La noción de absoluto es de difícil comprensión en la filosofía, casi en el abismo del barranco de la dificultad de explicación estaba allí cuando mi celular no había prendido. ¿Por qué me hice caso a mí mismo y apagué el celular para descansar a la noche? La paz es de los muertos y la desesperación de quienes no les prenden el celular. O se los roban o se les rompen. Lo absoluto. La presencia infinita e inquietante de la falta de la no relatividad, lo real al desnudo sucediéndome. El celular era una parte mía, eso lo sabe un niño de primaria, pero lo que no comprende aún es que sólo es mío cuando deja de funcionar.

Prendido es una catarata de demandas siempre on line, pidiéndome que lo mantenga calentito a mi lado cada día y cada noche, demandas cada vez exigentes: cuanto más daba, más pedía y más me maltrataba, siempre haciéndome sentir que no sabía cómo tratarle, no había posteado ese cumpleaños de mi hijo ni logrado suficiente likes para dormir tranquilo.
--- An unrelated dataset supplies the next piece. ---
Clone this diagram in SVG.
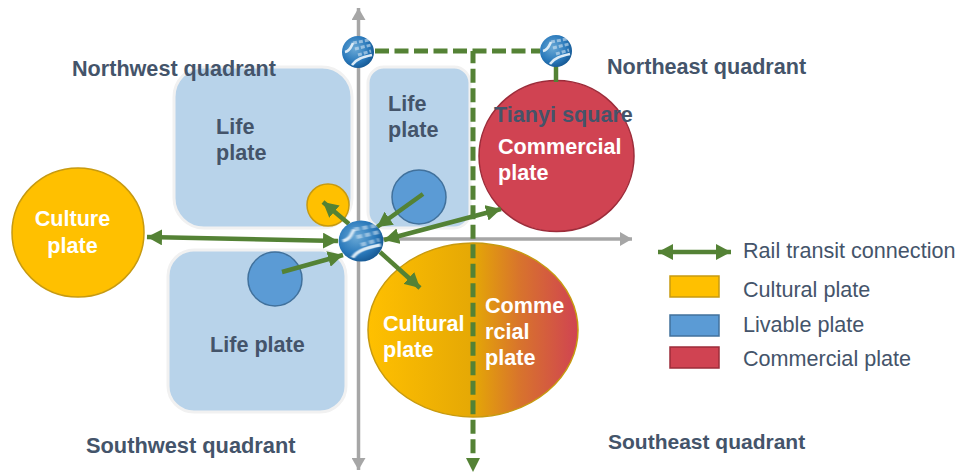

Pero no tenerlo, era aún peor, una sobredosis de angustia.

¿Cómo trabajaría? ¿Cómo sabría pagar mis impuestos y estar anoticiado de la última cotización del dólar? ¿Cómo saldría vestido esa mañana? ¿Cómo vivir sin celular? El enorme trabajador multifacético y maníaco, cuya planificación nunca alcanzaba mi embrutecedora ansia de hacer y caer extenuado para volver a comenzar el día siguiente, era alterado en forma absoluta por ese instante donde el celular no prendía. El oráculo me destinaba las premoniciones más oscuras, todo perdía sentido frente a ese apagón que lo dejaba inservible, vuelto esa nada con una porosidad de gadget inservible, ese cosa con la profundidad de una superficie negra y asquerosamente fría.
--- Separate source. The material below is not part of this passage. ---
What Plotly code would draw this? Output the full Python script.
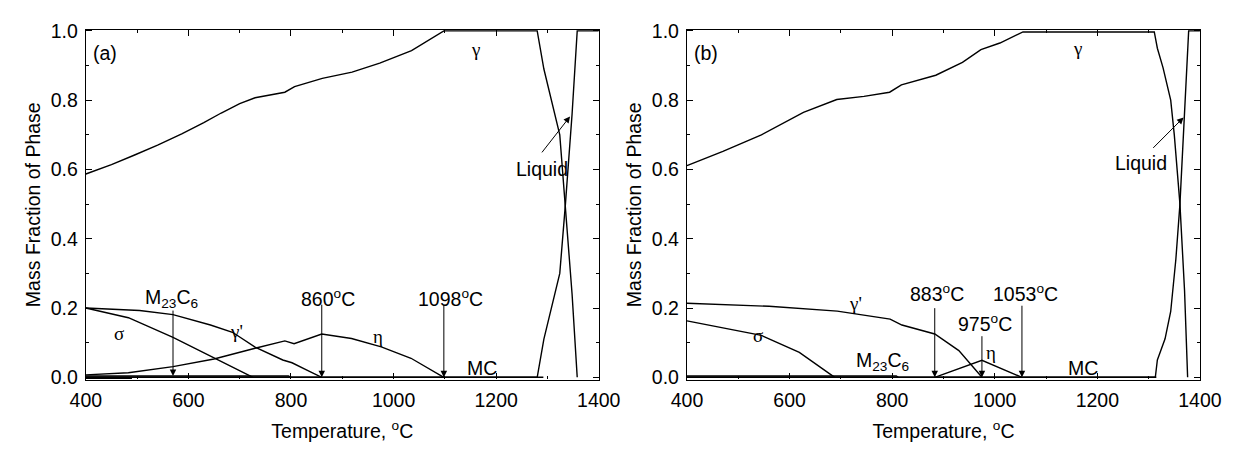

Tomé aliento, lo intentaría por última vez, el corazón latía fuerte, podía morir en ese mismo instante y no tendría cómo llamar a nadie, apreté el botón del on, con fuerza y decisión, como queriendo elevar una plegaria hacia lo que no creo pero que, a pesar de uno, la voz se eleva y le dedicamos nuestros salmos, ¡celular mío de cada día vuélvenos a la vida eterna de la vida cotidiana! No importaba que los músculos de la cara se me hubieran aterido a los huesos, cualquiera se hubiera dado cuenta si hubiera estado en ese momento que mi cara estaba ligeramente para arriba.

El instante del páramo, ni siquiera recuerdo el número de mi madre o de la emergencia médica para llamar, mis hijos no tendrían ese texto tipo epitafio que se me estaba ocurriendo, mi esposa no sabría que alguna vez antes de morir había pensado en ella, mi amante se enteraría muchos días después de mi muerte repentina.

Mi vida sin sentido, nada en su lugar, nadie me podría decir que estaba viviendo un ataque de pánico por esos minutos en los cuales mi celular de repente volvía al campo de los vivos, enterrándome por esos largos segundos en que parecía que no iría a prender.

* Martín Smud es psicoanalista y escritor.